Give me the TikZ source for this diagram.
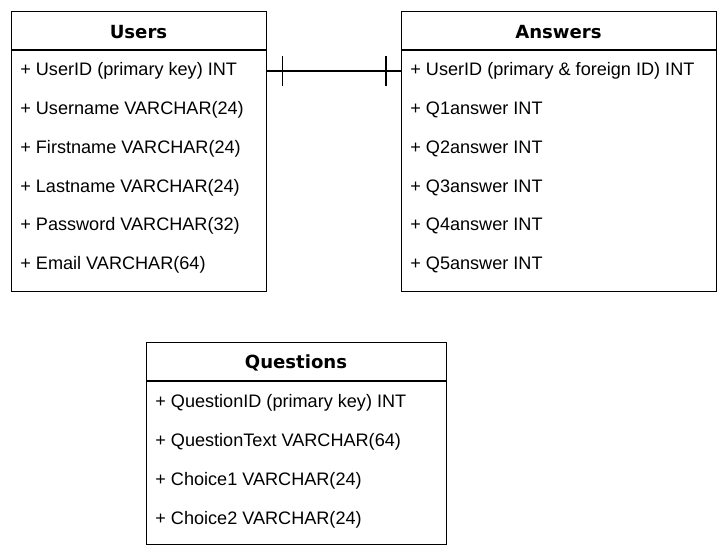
\documentclass[tikz,border=0pt]{standalone}
\usepackage{fontspec}
\setmainfont{Liberation Sans}
\newfontfamily\headfont{DejaVu Sans}
\usetikzlibrary{calc,positioning}

\begin{document}
\begin{tikzpicture}[x=0.02cm,y=-0.02cm,
    tablebox/.style={draw, line width=0.8pt, inner sep=0pt, anchor=north west},
    headtext/.style={font=\headfont\bfseries\fontsize{10.3}{12}\selectfont},
    fieldtext/.style={anchor=west, inner sep=0pt, font=\fontsize{10.3}{13}\selectfont}]
        \useasboundingbox (0,0) rectangle (727,556);

        % tables
        \node[tablebox, minimum width=5.1cm, minimum height=5.6cm] (users) at (11,11) {};
        \node[tablebox, minimum width=6.3cm, minimum height=5.6cm] (answers) at (401,11) {};
        \node[tablebox, minimum width=6cm, minimum height=4.04cm] (questions) at (146,342) {};

        % headers
        \node[headtext] (usershead) at (138.5,32) {Users};
        \node[headtext] (answershead) at (558.5,32) {Answers};
        \node[headtext] (questionshead) at (296,363) {Questions};
        \draw[line width=0.8pt] (users.west |- 0,50) -- (users.east |- 0,50);
        \draw[line width=0.8pt] (answers.west |- 0,50) -- (answers.east |- 0,50);
        \draw[line width=0.8pt] (questions.west |- 0,381) -- (questions.east |- 0,381);

        % fields
        \foreach \txt [count=\i] in {{+ UserID (primary key) INT}, {+ Username VARCHAR(24)},
            {+ Firstname VARCHAR(24)}, {+ Lastname VARCHAR(24)}, {+ Password VARCHAR(32)},
            {+ Email VARCHAR(64)}}
            \node[fieldtext] (u\i) at (20, {71+38.8*(\i-1)}) {\txt};
        \foreach \txt [count=\i] in {{+ UserID (primary \& foreign ID) INT}, {+ Q1answer INT},
            {+ Q2answer INT}, {+ Q3answer INT}, {+ Q4answer INT}, {+ Q5answer INT}}
            \node[fieldtext] (a\i) at (410, {71+38.8*(\i-1)}) {\txt};
        \foreach \txt [count=\i] in {{+ QuestionID (primary key) INT}, {+ QuestionText VARCHAR(64)},
            {+ Choice1 VARCHAR(24)}, {+ Choice2 VARCHAR(24)}}
            \node[fieldtext] (q\i) at (155, {402.5+39*(\i-1)}) {\txt};

        % one-to-one link
        \coordinate (linkl) at (users.east |- 0,71);
        \coordinate (linkr) at (answers.west |- 0,71);
        \draw[line width=0.8pt] (linkl) -- (linkr);
        \draw[line width=0.8pt] ($(linkl)+(15,-15)$) -- ++(0,30);
        \draw[line width=0.8pt] ($(linkr)+(-15,-15)$) -- ++(0,30);
\end{tikzpicture}
\end{document}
********************
WHAT TO DO: Transcribe all the data word for word; the images stay out.

REPLY TO THE EXERCISE:
Give me the TikZ source for this diagram.
\documentclass[tikz,border=0pt]{standalone}
\usepackage{fontspec}
\setmainfont{Liberation Sans}
\newfontfamily\headfont{DejaVu Sans}
\usetikzlibrary{calc,positioning}

\begin{document}
\begin{tikzpicture}[x=0.02cm,y=-0.02cm,
    tablebox/.style={draw, line width=0.8pt, inner sep=0pt, anchor=north west},
    headtext/.style={font=\headfont\bfseries\fontsize{10.3}{12}\selectfont},
    fieldtext/.style={anchor=west, inner sep=0pt, font=\fontsize{10.3}{13}\selectfont}]
        \useasboundingbox (0,0) rectangle (727,556);

        % tables
        \node[tablebox, minimum width=5.1cm, minimum height=5.6cm] (users) at (11,11) {};
        \node[tablebox, minimum width=6.3cm, minimum height=5.6cm] (answers) at (401,11) {};
        \node[tablebox, minimum width=6cm, minimum height=4.04cm] (questions) at (146,342) {};

        % headers
        \node[headtext] (usershead) at (138.5,32) {Users};
        \node[headtext] (answershead) at (558.5,32) {Answers};
        \node[headtext] (questionshead) at (296,363) {Questions};
        \draw[line width=0.8pt] (users.west |- 0,50) -- (users.east |- 0,50);
        \draw[line width=0.8pt] (answers.west |- 0,50) -- (answers.east |- 0,50);
        \draw[line width=0.8pt] (questions.west |- 0,381) -- (questions.east |- 0,381);

        % fields
        \foreach \txt [count=\i] in {{+ UserID (primary key) INT}, {+ Username VARCHAR(24)},
            {+ Firstname VARCHAR(24)}, {+ Lastname VARCHAR(24)}, {+ Password VARCHAR(32)},
            {+ Email VARCHAR(64)}}
            \node[fieldtext] (u\i) at (20, {71+38.8*(\i-1)}) {\txt};
        \foreach \txt [count=\i] in {{+ UserID (primary \& foreign ID) INT}, {+ Q1answer INT},
            {+ Q2answer INT}, {+ Q3answer INT}, {+ Q4answer INT}, {+ Q5answer INT}}
            \node[fieldtext] (a\i) at (410, {71+38.8*(\i-1)}) {\txt};
        \foreach \txt [count=\i] in {{+ QuestionID (primary key) INT}, {+ QuestionText VARCHAR(64)},
            {+ Choice1 VARCHAR(24)}, {+ Choice2 VARCHAR(24)}}
            \node[fieldtext] (q\i) at (155, {402.5+39*(\i-1)}) {\txt};

        % one-to-one link
        \coordinate (linkl) at (users.east |- 0,71);
        \coordinate (linkr) at (answers.west |- 0,71);
        \draw[line width=0.8pt] (linkl) -- (linkr);
        \draw[line width=0.8pt] ($(linkl)+(15,-15)$) -- ++(0,30);
        \draw[line width=0.8pt] ($(linkr)+(-15,-15)$) -- ++(0,30);
\end{tikzpicture}
\end{document}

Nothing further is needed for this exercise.